Yes, La Mancha is a region located in the Iberian Peninsula. But this doesn’t mean that all that’s Iberian is Manchego too.
I’m saying this as it has come to my attention that many American shoppers, confused about their “Manchego” appearance, are buying Iberian cheeses in the belief that they buy genuine Manchego.
What’s even worse: They’re paying the prize of the authentic gem but bringing a mere lookalike home!
“Queso Ibérico” or “Iberian Cheese” is a Spanish cheese made from a mixture of cow’s, sheep’s, and goat’s milk. The ratio of blend used in the making is constantly altered according to seasonal availability. Also, the aging time for this lookalike varies a lot depending on the maker.
If you’ve been following my posts, you would know about the high standards all genuine Manchegos meet. As the regulating council oversees every single aspect of the cheese making process – from the Manchega sheep’s diet to the final aging of each cheese – top quality consistency is achieved in every single Manchego.
Hard work, yes, but a supreme taste no other cheese can match pays off.
The name “Manchego cheese” refers to the cheese made in the La Mancha region of Spain using milk from Manchega ewes and aged for at least sixty days. Manchego cheese is made from pasteurized milk, or unpasteurized milk if the cheese is hand-made, from ewes raised by registered Denomination of Origin farms.
Manchego cheese is the product of a harsh, extreme climate that favours the growth of very tough plants, the diet for a curious ancestral race of sheep, the manchega, that is raised under very strict standards of breeding and health. The result is a cheese unlike any other. Although there are records of people trying to make manchego cheese elsewhere both inside and outside Spain, nobody has ever successfully imitated so many time-worn factors at the same time beyond the borders of La Mancha.
To distinguish real Manchego cheese from imitations on the market, you should look at its identification.
A numbered and serialised “counter label” should figure on top of the cheese’s commercial label, with the Denomination of Origin logo.
On the opposite side of the commercial label is the aforementioned casein tab that can be considered as Manchego Cheese’s ID number.
Finally, it is compulsory for the “queso manchego” to appear in a visible place on all the commercial labels of Manchego cheese. In addition, if it has been made with raw milk, it should also indicate “artesano” (farmhouse).

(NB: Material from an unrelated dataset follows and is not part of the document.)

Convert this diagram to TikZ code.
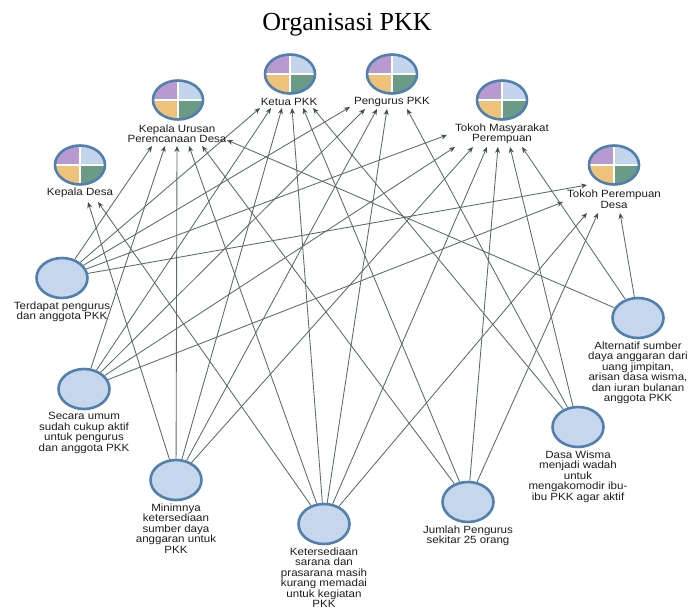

Allegorical graphic elements of La Mancha can often be seen on commercial labels, such as Don Quixote, Sancho Panza, pictures of windmills, etc., that can lead the consumer to think that it is Manchego cheese when it is not. This fact, together with the incorrect identification of cheese in the sales points, with the use of priceholder and offer signs that incorrectly use the term Manchego, with expressions such as: “Manchego type”, “made in La Mancha”, “soft Manchego”,… which contribute to confusing the consumers even more and are a fraud.
To complete the controls carried out on the protected cheese, the Regulating Council’s inspectors visit the commercial establishments to check that the Manchego cheese on sale complies with the requirements in its Specifications.
Manchego cheese is a very prestigious product, obtained throughout the centuries, closely linked to the territory it comes from, and the tasting of which goes beyond merely satisfying human nutritional needs to become a delight.